Marketplace Staff Apr 24, 2008

TEXT OF STORY

Renita Jablonski: Look for the price of rice to go up again. Thailand, the world’s biggest exporter of rice, announced the cost per ton surged to $1,000 today. That’s almost triple the price per ton at the start of the year. You may have heard us mention yesterday retailers like Sam’s Club and Costco are starting to see signs of panic buying. Then there’s wheat. Wheat has also hit record highs this year. Bread, scones and other baked goods are getting noticeably more expensive. Bakeries large and small are rethinking the way they do business. Ashley Milne-Tyte has our story from New York.


Ashley Milne-Tyte: Noel Labat-Comess is president of Tom Cat Bakery in Queens. He specializes in fancy breads, which he sells wholesale: baguettes, ciabatta and chewy seven-grain loaves. When we meet, he’s making out a check to his flour mill.

Noel Labat-Comess: So, it’s for almost $22,000, and typically they were for $7,200, $7,300. So, we’re looking at triple.

That’s for just two days’ worth of flour. Comess recently attended a seminar on commodity price-hedging to figure out how to control his costs. But he says futures and options aren’t his strength; bread-making is. (Hissing sounds from the bakery) Rows of doughy baguettes rise in one of the bakery’s steam-filled proofing rooms.

Labat-Comess: …You can touch it here. You can feel it, it’s, you know, it’s got that little sort of baby’s bottom moistness, as we say, not a technical term, but… So, it has to stay that way.

The bread may be rising, but profits are falling. Even though Comess increased prices last fall, Tom Cat’s fourth quarter profits were down 85 percent over last year’s. In March, he raised prices for the second time in six months. His customers, food businesses themselves, have gone along with his moves. But the average retail customer is a different matter. Josephine Messina is the manager at Mazzola Bakery in Brooklyn. The 80-year-old store has a loyal neighborhood following. Messina just hiked bread prices by 25 percent.

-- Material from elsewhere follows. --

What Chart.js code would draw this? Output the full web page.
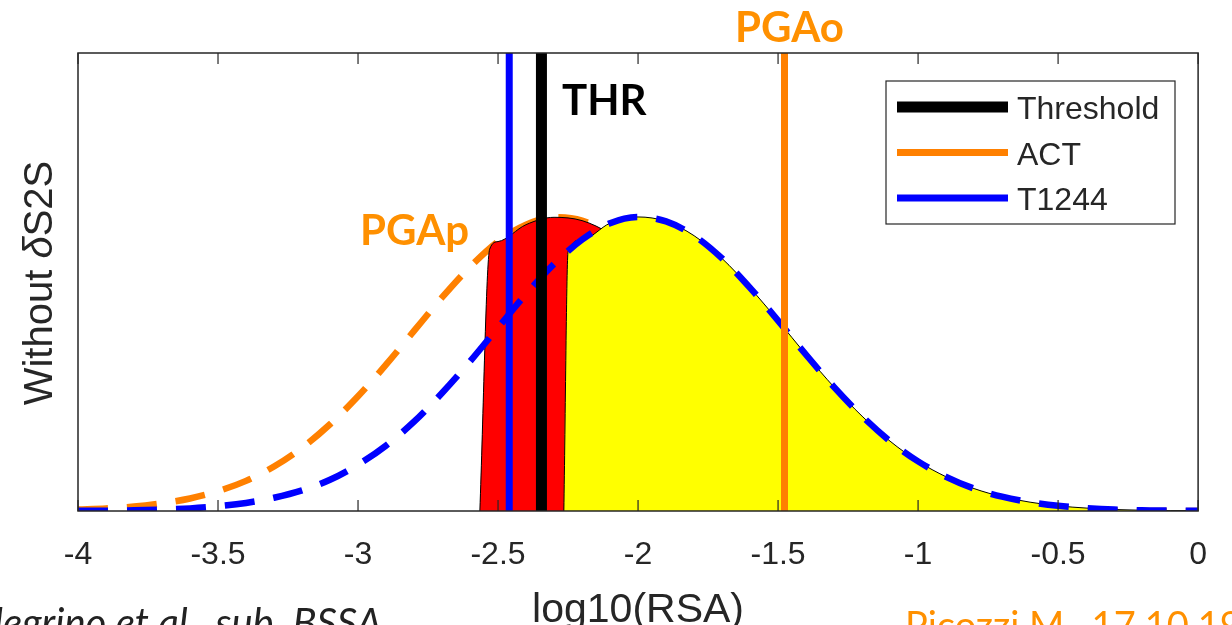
<!DOCTYPE html>
<html>
<head>
<meta charset="utf-8">
<script src="https://cdn.jsdelivr.net/npm/chart.js@4.4.0/dist/chart.umd.min.js"></script>
<style>
  html, body { margin: 0; padding: 0; background: #fff; }
  canvas { display: block; }
</style>
</head>
<body>
<canvas id="pdfChart" width="1232" height="625"></canvas>
<script>
// log10(RSA) grid
const xGrid = [-4.0, -3.9, -3.8, -3.7, -3.6, -3.5, -3.4, -3.3, -3.2, -3.1,
               -3.0, -2.9, -2.8, -2.7, -2.6, -2.5, -2.4, -2.3, -2.2, -2.1,
               -2.0, -1.9, -1.8, -1.7, -1.6, -1.5, -1.4, -1.3, -1.2, -1.1,
               -1.0, -0.9, -0.8, -0.7, -0.6, -0.5, -0.4, -0.3, -0.2, -0.1, 0.0];

// ACT (orange dashed) and T1244 (blue dashed) curves
const actPdf = [0.004, 0.007, 0.012, 0.021, 0.034, 0.054, 0.082, 0.121, 0.172, 0.236,
                0.312, 0.398, 0.490, 0.581, 0.664, 0.733, 0.779, 0.799, 0.790, 0.754,
                0.694, 0.616, 0.526, 0.434, 0.345, 0.265, 0.196, 0.140, 0.096, 0.064,
                0.041, 0.025, 0.015, 0.009, 0.005, 0.002, 0.001, 0.001, 0, 0, 0];
const t1244Pdf = [0.001, 0.001, 0.002, 0.004, 0.007, 0.013, 0.022, 0.036, 0.056, 0.085,
                  0.126, 0.178, 0.243, 0.321, 0.407, 0.499, 0.590, 0.672, 0.738, 0.783,
                  0.800, 0.788, 0.749, 0.687, 0.607, 0.518, 0.425, 0.337, 0.258, 0.190,
                  0.135, 0.093, 0.061, 0.039, 0.024, 0.014, 0.008, 0.004, 0.002, 0.001, 0.001];

// vertical markers
const thresholdX = -2.345;
const actX = -1.477;
const t1244X = -2.46;

// shaded areas: left edge points, then the curve
const redEdgeX = [-2.565, -2.53];
const redEdgeY = [0, 0.712];
const redEndX = -1.9;
const yellowEdgeX = [-2.265, -2.25];
const yellowEdgeY = [0, 0.705];

const xTicks = [-4, -3.5, -3, -2.5, -2, -1.5, -1, -0.5, 0];
const legendLabels = ['Threshold', 'ACT', 'T1244'];

const yMax = 1.246;
const ORANGE = '#ff8000';
const TEXT_ORANGE = '#ff9000';
const AXIS = '#262626';
const SANS = '"Liberation Sans", Arial, sans-serif';

function pts(xs, ys) { return xs.map((x, i) => ({ x: x, y: ys[i] })); }

const actPts = pts(xGrid, actPdf);
const t1244Pts = pts(xGrid, t1244Pdf);
const redPts = pts(redEdgeX, redEdgeY)
  .concat(actPts.filter(p => p.x > redEdgeX[1] + 1e-9 && p.x <= redEndX + 1e-9))
  .concat([{ x: redEndX, y: 0 }]);
const yellowPts = pts(yellowEdgeX, yellowEdgeY)
  .concat(t1244Pts.filter(p => p.x > yellowEdgeX[1] + 1e-9));

function vline(x) { return [{ x: x, y: 0 }, { x: x, y: yMax }]; }

const framePlugin = {
  id: 'frame',
  afterDatasetsDraw(chart) {
    const ctx = chart.ctx;
    const a = chart.chartArea;
    const xs = chart.scales.x;
    ctx.save();
    // axes box
    ctx.strokeStyle = AXIS;
    ctx.lineWidth = 1.5;
    ctx.strokeRect(a.left, a.top, a.right - a.left, a.bottom - a.top);
    // inward ticks, bottom and top
    ctx.lineWidth = 1.2;
    xTicks.forEach(v => {
      const px = xs.getPixelForValue(v);
      ctx.beginPath();
      ctx.moveTo(px, a.bottom); ctx.lineTo(px, a.bottom - 11);
      ctx.moveTo(px, a.top); ctx.lineTo(px, a.top + 11);
      ctx.stroke();
    });

    // legend
    const lx = 886, ly = 81, lw = 289, lh = 143;
    ctx.fillStyle = '#fff';
    ctx.fillRect(lx, ly, lw, lh);
    ctx.lineWidth = 1.2;
    ctx.strokeStyle = AXIS;
    ctx.strokeRect(lx, ly, lw, lh);
    ctx.font = '32px ' + SANS;
    ctx.textBaseline = 'alphabetic';
    ctx.textAlign = 'left';
    legendLabels.forEach((lab, i) => {
      const ds = chart.data.datasets.find(d => d.label === lab);
      const y = 107 + i * 45.5;
      ctx.beginPath();
      ctx.strokeStyle = ds.borderColor;
      ctx.lineWidth = ds.borderWidth;
      ctx.moveTo(lx + 11, y); ctx.lineTo(lx + 122, y);
      ctx.stroke();
      ctx.fillStyle = AXIS;
      ctx.fillText(lab, lx + 131, y + 12);
    });

    // y label with italic delta
    ctx.save();
    ctx.translate(52, 283);
    ctx.rotate(-Math.PI / 2);
    const parts = [['Without ', '40px ' + SANS], ['\u03b4', 'italic 40px ' + SANS], ['S2S', '40px ' + SANS]];
    let total = 0;
    parts.forEach(p => { ctx.font = p[1]; total += ctx.measureText(p[0]).width; });
    let cx = -total / 2;
    ctx.fillStyle = AXIS;
    parts.forEach(p => { ctx.font = p[1]; ctx.fillText(p[0], cx, 0); cx += ctx.measureText(p[0]).width; });
    ctx.restore();

    // annotations
    ctx.font = 'bold 42px Lato, "Open Sans", sans-serif';
    ctx.fillStyle = '#000';
    ctx.textAlign = 'left';
    ctx.fillText('THR', 562, 115);
    ctx.fillStyle = TEXT_ORANGE;
    ctx.textAlign = 'center';
    ctx.fillText('PGAo', xs.getPixelForValue(actX) + 5, 42);
    ctx.textAlign = 'left';
    ctx.fillText('PGAp', 360, 245);

    // slide footers, cut by the frame
    ctx.font = 'italic 40px Lato, "Open Sans", sans-serif';
    ctx.fillStyle = '#222';
    ctx.textAlign = 'right';
    ctx.fillText('Pellegrino et al., sub. BSSA', 382, 637);
    ctx.font = '38px Lato, "Open Sans", sans-serif';
    ctx.fillStyle = TEXT_ORANGE;
    ctx.textAlign = 'left';
    ctx.fillText('Picozzi M., 17.10.19', 905, 639);
    ctx.restore();
  }
};

const ctx = document.getElementById('pdfChart').getContext('2d');
new Chart(ctx, {
  type: 'scatter',
  data: {
    datasets: [
      { label: 'ACT', data: vline(actX), showLine: true, borderColor: ORANGE, borderWidth: 7, pointRadius: 0, order: 0 },
      { label: 'Threshold', data: vline(thresholdX), showLine: true, borderColor: '#000', borderWidth: 11, pointRadius: 0, order: 1 },
      { label: 'T1244', data: vline(t1244X), showLine: true, borderColor: '#0000ff', borderWidth: 7, pointRadius: 0, order: 2 },
      { label: 'T1244 pdf', data: t1244Pts, showLine: true, borderColor: '#0000ff', borderWidth: 6.5, borderDash: [30, 19],
        cubicInterpolationMode: 'monotone', pointRadius: 0, order: 3 },
      { label: 'exceed', data: yellowPts, showLine: true, borderColor: '#000', borderWidth: 1, backgroundColor: '#ffff00',
        fill: 'origin', cubicInterpolationMode: 'monotone', pointRadius: 0, order: 4 },
      { label: 'below', data: redPts, showLine: true, borderColor: '#000', borderWidth: 1, backgroundColor: '#ff0000',
        fill: 'origin', cubicInterpolationMode: 'monotone', pointRadius: 0, order: 5 },
      { label: 'ACT pdf', data: actPts, showLine: true, borderColor: ORANGE, borderWidth: 6.5, borderDash: [30, 19],
        cubicInterpolationMode: 'monotone', pointRadius: 0, order: 6 }
    ]
  },
  options: {
    responsive: false,
    animation: false,
    layout: { padding: { left: 78, right: 32, top: 53, bottom: 0 } },
    plugins: { legend: { display: false }, tooltip: { enabled: false } },
    scales: {
      x: {
        type: 'linear', min: -4, max: 0,
        grid: { display: false, drawTicks: false },
        border: { display: false },
        ticks: { stepSize: 0.5, padding: 25, color: AXIS, font: { family: SANS, size: 32 },
                 callback: v => String(Math.round(v * 10) / 10) },
        title: { display: true, text: 'log10(RSA)', color: AXIS, padding: 0,
                 font: { family: SANS, size: 41, lineHeight: 0.7 } },
        afterFit: s => { s.height = 114; }
      },
      y: { display: false, min: 0, max: yMax }
    }
  },
  plugins: [framePlugin]
});
</script>
</body>
</html>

Josephine Messina: The older generation didn’t understand. They didn’t understand why.

Many of these customers live on pensions, she says. Still, she ruled out an alternative to increases.

Messina: There was flour that was less expensive, and we had the option of purchasing that. And we didn’t, ’cause we didn’t want to diminish our quality of our bread. We wanted to keep the same customers. We have people coming from all over.

At Tom Cat Bakery, Noel Labat-Comess expects to feel squeezed for a while.

Labat-Comess: I don’t know when we will see ourselves back at the same margins that we’ve had historically.

Farmers expect to plant more crops this year than last. He hopes that will help bring the recent sky-high prices back down to earth.

In New York, I’m Ashley Milne-Tyte for Marketplace.